The Gen Xers? They grew up during Watergate, the energy crisis, the end of the Cold War, increased incidence of divorce, economic downsizing and layoffs. As the first “latchkey” generation of single or two working parents, they learned early on how to take care of themselves and to distrust the effectiveness of social structures to provide for them. Their generational behaviors reflect independence, entrepreneurism, pragmatism, and skepticism.
And those “pesky” Millennials are the social media digital natives who have learned to negotiate their way through a nanosecond world of global communications, terrorist attacks, overscheduled lives, and helicopter parents. Growing up in the wake of the 9/11 attacks, they are self-confidently striving to rebalance society in more spiritual, tolerant, humane, and interdependent ways.
Now, of course, when speaking about members of any generation, it shouldn’t be said that all people in that cohort respond in all –– or any –– such characteristic ways. But an overwhelming pattern can be detected when examining their lives as a group. However, there are two important caveats: Populating every generation is a significant number of people who live in poverty and/or are subjected to racial, ethnic, sexual, or other discrimination that marginalizes them and reduces their chances of fully integrating into society as members of their generation.
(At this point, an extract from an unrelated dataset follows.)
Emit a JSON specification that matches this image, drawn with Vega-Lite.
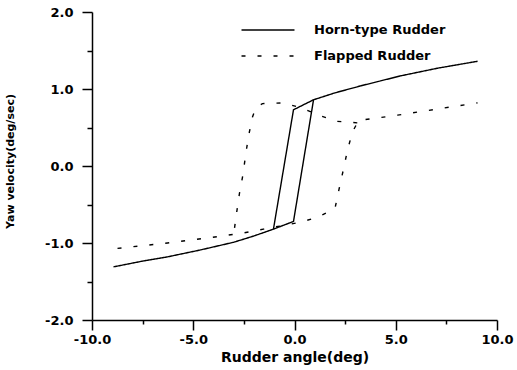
{
  "$schema": "https://vega.github.io/schema/vega-lite/v6.json",
  "width": 405,
  "height": 308,
  "autosize": "none",
  "padding": {"left": 92, "top": 12, "right": 20, "bottom": 50},
  "background": "white",
  "config": {"view": {"stroke": null}, "font": "DejaVu Sans"},
  "data": {"values": [
    {"series": "Horn-type Rudder", "seg": "H1", "o": 1, "x": -8.94, "y": -1.31},
    {"series": "Horn-type Rudder", "seg": "H1", "o": 2, "x": -7.5, "y": -1.235},
    {"series": "Horn-type Rudder", "seg": "H1", "o": 3, "x": -6.27, "y": -1.18},
    {"series": "Horn-type Rudder", "seg": "H1", "o": 4, "x": -4.64, "y": -1.09},
    {"series": "Horn-type Rudder", "seg": "H1", "o": 5, "x": -3.0, "y": -0.99},
    {"series": "Horn-type Rudder", "seg": "H1", "o": 6, "x": -2.02, "y": -0.91},
    {"series": "Horn-type Rudder", "seg": "H1", "o": 7, "x": -1.04, "y": -0.82},
    {"series": "Horn-type Rudder", "seg": "H1", "o": 8, "x": -0.05, "y": -0.72},
    {"series": "Horn-type Rudder", "seg": "H1", "o": 9, "x": 0.94, "y": 0.86},
    {"series": "Horn-type Rudder", "seg": "H1", "o": 10, "x": 2.0, "y": 0.95},
    {"series": "Horn-type Rudder", "seg": "H1", "o": 11, "x": 3.26, "y": 1.04},
    {"series": "Horn-type Rudder", "seg": "H1", "o": 12, "x": 5.23, "y": 1.17},
    {"series": "Horn-type Rudder", "seg": "H1", "o": 13, "x": 7.06, "y": 1.27},
    {"series": "Horn-type Rudder", "seg": "H1", "o": 14, "x": 9.04, "y": 1.36},
    {"series": "Horn-type Rudder", "seg": "H2", "o": 1, "x": 0.94, "y": 0.86},
    {"series": "Horn-type Rudder", "seg": "H2", "o": 2, "x": -0.05, "y": 0.73},
    {"series": "Horn-type Rudder", "seg": "H2", "o": 3, "x": -1.04, "y": -0.82},
    {"series": "Flapped Rudder", "seg": "F1", "o": 1, "x": -8.74, "y": -1.07},
    {"series": "Flapped Rudder", "seg": "F1", "o": 2, "x": -6.27, "y": -1.0},
    {"series": "Flapped Rudder", "seg": "F1", "o": 3, "x": -4.15, "y": -0.93},
    {"series": "Flapped Rudder", "seg": "F1", "o": 4, "x": -2.52, "y": -0.87},
    {"series": "Flapped Rudder", "seg": "F1", "o": 5, "x": -1.53, "y": -0.82},
    {"series": "Flapped Rudder", "seg": "F1", "o": 6, "x": 0.3, "y": -0.73},
    {"series": "Flapped Rudder", "seg": "F1", "o": 7, "x": 1.2, "y": -0.66},
    {"series": "Flapped Rudder", "seg": "F1", "o": 8, "x": 2.0, "y": -0.55},
    {"series": "Flapped Rudder", "seg": "F1", "o": 9, "x": 2.2, "y": -0.30},
    {"series": "Flapped Rudder", "seg": "F1", "o": 10, "x": 2.42, "y": -0.04},
    {"series": "Flapped Rudder", "seg": "F1", "o": 11, "x": 2.62, "y": 0.21},
    {"series": "Flapped Rudder", "seg": "F1", "o": 12, "x": 2.86, "y": 0.44},
    {"series": "Flapped Rudder", "seg": "F1", "o": 13, "x": 3.1, "y": 0.56},
    {"series": "Flapped Rudder", "seg": "F1", "o": 14, "x": 3.4, "y": 0.60},
    {"series": "Flapped Rudder", "seg": "F1", "o": 15, "x": 5.09, "y": 0.66},
    {"series": "Flapped Rudder", "seg": "F1", "o": 16, "x": 7.06, "y": 0.74},
    {"series": "Flapped Rudder", "seg": "F1", "o": 17, "x": 9.04, "y": 0.82},
    {"series": "Flapped Rudder", "seg": "F2", "o": 1, "x": 3.1, "y": 0.56},
    {"series": "Flapped Rudder", "seg": "F2", "o": 2, "x": 2.12, "y": 0.58},
    {"series": "Flapped Rudder", "seg": "F2", "o": 3, "x": 1.19, "y": 0.66},
    {"series": "Flapped Rudder", "seg": "F2", "o": 4, "x": 0.3, "y": 0.76},
    {"series": "Flapped Rudder", "seg": "F2", "o": 5, "x": -0.59, "y": 0.82},
    {"series": "Flapped Rudder", "seg": "F2", "o": 6, "x": -1.58, "y": 0.81},
    {"series": "Flapped Rudder", "seg": "F2", "o": 7, "x": -1.9, "y": 0.76},
    {"series": "Flapped Rudder", "seg": "F2", "o": 8, "x": -2.07, "y": 0.64},
    {"series": "Flapped Rudder", "seg": "F2", "o": 9, "x": -2.27, "y": 0.39},
    {"series": "Flapped Rudder", "seg": "F2", "o": 10, "x": -2.42, "y": 0.13},
    {"series": "Flapped Rudder", "seg": "F2", "o": 11, "x": -2.55, "y": -0.12},
    {"series": "Flapped Rudder", "seg": "F2", "o": 12, "x": -2.72, "y": -0.36},
    {"series": "Flapped Rudder", "seg": "F2", "o": 13, "x": -2.86, "y": -0.61},
    {"series": "Flapped Rudder", "seg": "F2", "o": 14, "x": -3.0, "y": -0.88}
  ]},
  "mark": {"type": "line", "color": "black", "strokeWidth": 1.4},
  "encoding": {
    "x": {
      "field": "x", "type": "quantitative",
      "scale": {"domain": [-10, 10], "nice": false, "zero": false},
      "axis": {
        "values": [-10, -7.5, -5, -2.5, 0, 2.5, 5, 7.5, 10],
        "grid": false,
        "domainColor": "black", "domainWidth": 1.5,
        "tickColor": "black", "tickWidth": 1.5,
        "tickSize": {"condition": {"test": "datum.value % 5 === 0", "value": 10}, "value": 4},
        "labelExpr": "datum.value % 5 === 0 ? (datum.value < 0 ? '-' + format(-datum.value, '.1f') : format(datum.value, '.1f')) : ''",
        "labelFont": "DejaVu Sans", "labelFontWeight": "bold", "labelFontSize": 13, "labelColor": "black",
        "labelPadding": 3, "labelFlush": false,
        "title": "Rudder angle(deg)",
        "titleFont": "DejaVu Sans", "titleFontWeight": "bold", "titleFontSize": 14, "titleColor": "black",
        "titleY": 37, "titleBaseline": "middle"
      }
    },
    "y": {
      "field": "y", "type": "quantitative",
      "scale": {"domain": [-2, 2], "nice": false, "zero": false},
      "axis": {
        "values": [-2, -1.5, -1, -0.5, 0, 0.5, 1, 1.5, 2],
        "grid": false,
        "domainColor": "black", "domainWidth": 1.5,
        "tickColor": "black", "tickWidth": 1.5,
        "tickSize": {"condition": {"test": "datum.value % 1 === 0", "value": 10}, "value": 5},
        "labelExpr": "datum.value % 1 === 0 ? (datum.value < 0 ? '-' + format(-datum.value, '.1f') : format(datum.value, '.1f')) : ''",
        "labelFont": "DejaVu Sans", "labelFontWeight": "bold", "labelFontSize": 13, "labelColor": "black",
        "labelPadding": 9, "labelFlush": false,
        "title": "Yaw velocity(deg/sec)",
        "titleFont": "DejaVu Sans", "titleFontWeight": "bold", "titleFontSize": 11, "titleColor": "black",
        "titleX": -82, "titleY": 149, "titleBaseline": "middle", "titleAlign": "center", "titleAngle": -90
      }
    },
    "detail": {"field": "seg"},
    "order": {"field": "o", "type": "quantitative"},
    "strokeDash": {
      "field": "series", "type": "nominal",
      "scale": {"domain": ["Horn-type Rudder", "Flapped Rudder"], "range": [[1, 0], [4, 12]]},
      "legend": {
        "title": null, "orient": "none", "legendX": 162, "legendY": 4,
        "symbolType": "M-2,0H2", "symbolSize": 702, "symbolStrokeColor": "black", "symbolStrokeWidth": 1.4,
        "symbolFillColor": "transparent",
        "labelFont": "DejaVu Sans", "labelFontWeight": "bold", "labelFontSize": 13, "labelColor": "black",
        "labelOffset": 32, "rowPadding": 5, "padding": 0
      }
    }
  }
}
We must never forget this. In addition, there are members of every generation who, independent of poverty or discrimination, are outliers in their responses to the events and external influences in their lives.
That being said, do the above characterizations sound accurate? If so, and if it is reasonable to discuss generational differences in this way, how can we keep ourselves from falling into the trap of ageism?
I think the answer is to understand that generational traits can always be tempered by intergenerational experiences in which all of us can learn new ways to think and act in the world. For example, if I as a Boomer can seek out opportunities to be with Greatest/Traditionalist people, Gen Xers, and Millennials, I might be able to learn effective ways to become (respectively) a more responsible, pragmatic, and interdependent human being –– and maybe share ideas on how to keep fighting for equality while growing personally.
Generational traits are just that –– traits. They aren’t unalterable fingerprints nor are they placards to hold up with arrogant pride in protest of the viability and dignity of other generations. When we speak of generations, let’s do so without resorting to ageist attitudes or demeaning jokes. And let’s call out others who do.
If we fail to appreciate the ways in which every generation is different, we deny ourselves some valuable resources for expanding our understanding of what it means to be a human being –– of any age.